Но эта дышащая непосредственностью память о нём, оказывается, уже стремительно обрастает знаками и приёмами академического изучения, анализа, толкования, а, может быть, даже препарирования. Пошла в ход и по отношению к нему терминология новейшая, не без французско-нижегородского щегольства: претекст, интенция, дискурс, концепт, топос, нарратив, интертекстуальность…

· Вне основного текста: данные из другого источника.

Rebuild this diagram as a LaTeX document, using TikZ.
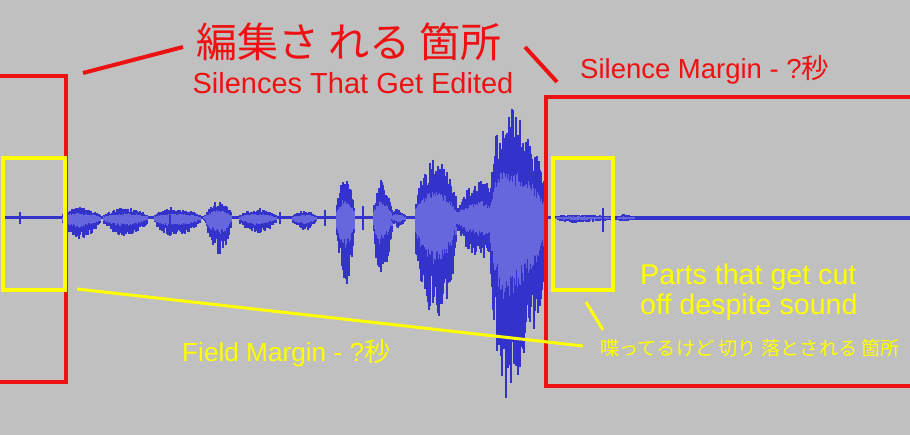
\documentclass[tikz,border=0pt]{standalone}
\usepackage{fontspec}
\setmainfont{Liberation Sans}
\newfontfamily\jpfont{Noto Sans CJK JP}
\usetikzlibrary{positioning}
\definecolor{bggray}{HTML}{C0C0C0}
\definecolor{markred}{HTML}{EE1111}
\definecolor{markyellow}{HTML}{FFFF00}
\definecolor{wavedark}{HTML}{3333CC}
\definecolor{wavelight}{HTML}{6666DD}

\begin{document}
\begin{tikzpicture}[x=1pt, y=-1pt,
    redbox/.style={draw=markred, line width=3.5pt},
    yelbox/.style={draw=markyellow, line width=4pt},
    redline/.style={markred, line width=4pt},
    yelline/.style={markyellow, line width=3pt},
    redtext/.style={text=markred, inner sep=0pt},
    yeltext/.style={text=markyellow, inner sep=0pt, align=left}
]
% background and frame
\fill[bggray] (0,0) rectangle (910,435);
\useasboundingbox (0,0) rectangle (910,435);

% the waveform: center line, then bursts
\pgfmathsetseed{7}
\draw[wavedark, line width=3pt] (5,218) -- (910,218);
\draw[wavedark, line width=4pt] (615,218) -- (910,218);
\foreach \xa/\xb/\pk/\up/\dn in {63/100/80/12/22, 104/147/125/11/19, 155/200/172/11/20,
    204/216/210/8/8, 207/231/220/19/38, 240/276/258/10/16, 293/316/305/8/14,
    337/354/346/45/72, 374/392/380/40/60, 392/405/398/10/10, 416/456/436/65/109,
    457/493/485/40/44, 491/545/504/118/185, 555/612/575/4/5, 618/634/624/4/4}{
  \foreach \x in {\xa,...,\xb}{
    \pgfmathsetmacro\t{\x<\pk ? (\x-\xa)/(\pk-\xa) : (\xb-\x)/(\xb-\pk)}
    \pgfmathsetmacro\e{max(\t,0.05)^0.35}
    \pgfmathsetmacro\ra{0.55+0.45*rnd}
    \pgfmathsetmacro\rb{0.55+0.45*rnd}
    \pgfmathsetmacro\rc{0.3+0.15*rnd}
    \pgfmathsetmacro\rd{0.3+0.15*rnd}
    \draw[wavedark, line width=1.2pt] (\x,218-\up*\e*\ra) -- (\x,218+\dn*\e*\rb);
    \draw[wavelight, line width=1.2pt] (\x,218-\rc*\up*\e) -- (\x,218+\rd*\dn*\e);
  }
}
% lone spikes
\foreach \x/\h/\d in {20/6/6, 170/3/18, 280/6/6, 325/8/8, 363/12/12, 603/10/14}
  \draw[wavedark, line width=1.5pt] (\x,218-\h) -- (\x,218+\d);

% red boxes = silences that get edited
\draw[redbox] (-10,76) rectangle (66,382);
\draw[redbox] (546,97) rectangle (920,386);

% yellow boxes = margins
\draw[yelbox] (3,158) rectangle (65,290);
\draw[yelbox] (553,158) rectangle (613,290);

% labels
\node[redtext, font=\jpfont\fontsize{41}{41}\selectfont] (title) at (349,42) {編集さ れる 箇所};
\node[redtext, font=\fontsize{29}{30}\selectfont] (subtitle) at (353,83) {Silences That Get Edited};
\node[redtext, anchor=west, font=\fontsize{27.5}{28}\selectfont] (silmargin) at (580,70) {Silence Margin - ?{\jpfont 秒}};
\node[yeltext, anchor=west, font=\fontsize{28.6}{30}\selectfont] (cutparts) at (640,292) {Parts that get cut\\off despite sound};
\node[yeltext, anchor=west, font=\jpfont\fontsize{19.2}{20}\selectfont] (cutjp) at (600,348) {喋ってるけど 切り 落とされる 箇所};
\node[yeltext, anchor=west, font=\fontsize{26.2}{28}\selectfont] (fieldmargin) at (182,353) {Field Margin - ?{\jpfont 秒}};

% pointer lines
\coordinate (redl1) at (83,73);
\coordinate (redl2) at (183,47);
\coordinate (redr1) at (525,47);
\coordinate (redr2) at (557,82);
\draw[redline] (redl1) -- (redl2);
\draw[redline] (redr1) -- (redr2);
\coordinate (yell1) at (77,289);
\coordinate (yell2) at (583,346);
\coordinate (yelr1) at (586,302);
\coordinate (yelr2) at (603,330);
\draw[yelline] (yell1) -- (yell2);
\draw[yelline] (yelr1) -- (yelr2);
\end{tikzpicture}
\end{document}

Прощание с ним под высокими сводами храма Вознесения у Никитских ворот для многих запечатлелось какой-то особой тишиной напряжённого недоумения. Да разве он иссяк — подстать поздней осени за стенами? Разве всё сказал, что мог и ещё хотел выразить? Я же его совсем недавно видел — в общем зале бывшей Ленинки, в тесном пространстве на выдаче книг, где ему по какой-то причине не подготовили заказанные тома. Он был в необычном для меня волнении, почти вне себя, как-то грузно переминался с ноги на ногу, будто оскорблённый лев, готовящийся разнести в клочья и в пыль всю эту разладившуюся машинерию библиотечной обслуги. Заметив меня скошённым глазом, продолжая переминаться, он пробормотал, нет, проклокотал со своим южно-русским, кубанским придыханием: «Га!?.. Что это?.. Уже и книг не дают!» Я постарался хоть как-то его утешить: «Боюсь, пора нам вообще отсюда куда-то выписываться. Больше времени уходит, чтоб заказать да получить, чем читать».
Так и не знаю, дождался ли он в тот час своего заказа. Но, попрощавшись с ним, я вдруг порадовался про себя такой его по-юношески страстной книжной ненасытности. Да и мог ли быть иным поэт, дерзавший переводить с древнерусского «Слово о Законе и Благодати» митрополита Илариона, а с сербского — «Горный венец» Петра Негоша, а с немецкого — «Орлеанскую деву» Шиллера. Мог ли не вожделеть книгу, как женщину, заочный собеседник Байрона, Мицкевича, Рембо? А ведь были и ещё замыслы. Да какие!
Так, может, и есть правота в том, что люди книжного, филологического, интеллектуального ведения так жадно тянутся теперь именно к его наследию? Тем более, что в этом их выборе вполне прочитывается вызов современным русскоязычным средствам массового внушения. Вы, господа недоступные средства, о нём молчите, а мы будем о нём говорить — в своих вузах, школах, на семинарах, в своих докладах, статьях. И на конференциях, о которых вы молчите. Но от вашего молчания его не убывает, а прибывает.
Да, как и в дни прощания с Юрием Кузнецовым, так и сегодня имя его широковещательный официоз окольцовывает стеной какого-то мрачного жестоковыйного молчания. Но можно ли чего-то ещё от них ждать по отношению к автору потрясающих своей притчевой глубиной, своей гражданской отвагой «Знамени с Куликова поля», «Маркитантов», «Видения», многих и многих других стихотворений, поэм?
Представленное в «Видении», кажется, понятно сегодня каждому — от ученика воскресной школы до ветерана. Картина нисколько не изменилась с конца восьмидесятых, когда «Видение» было написано. За двадцать с лишком лет — ничего по сути-то не изменилось! Уже целое новое поколение пришло в мир и — ничего.
Но в связи с этим и другими поэтическими притчами и видениями Юрия Кузнецова нужно ли говорить о том, что каждому теперь понятно из его слов и так? Не задуматься ли о том, как всё же, какими именно словесными средствами поэт добивался поразительной прозрачности, мощной убедительности сказанного.
Оглянуться на то же «Видение» — вроде бы тут и средств никаких особенных нет. Словесный ряд предельно прост, доступен, даже обиходен (разве лишь «чёрные мессы» кого-то озадачат). Да и слов-то по сути так немного, что поневоле вспоминается: «Словам тесно — мыслям просторно». С поправкой на то, что слова нисколько не зажаты, а открывающийся исторический, даже сверхисторический простор и мыслью сразу не объять.
Но поэт надеется, что его читатель эти пространства постигает не одним лишь знанием Евангелия, русской истории или Тютчева, а всей своей душевной сутью сразу. И что в этом отношении между ним и читателем нет никаких преград. А потому, говоря о себе, он говорит тем самым и о каждом из нас.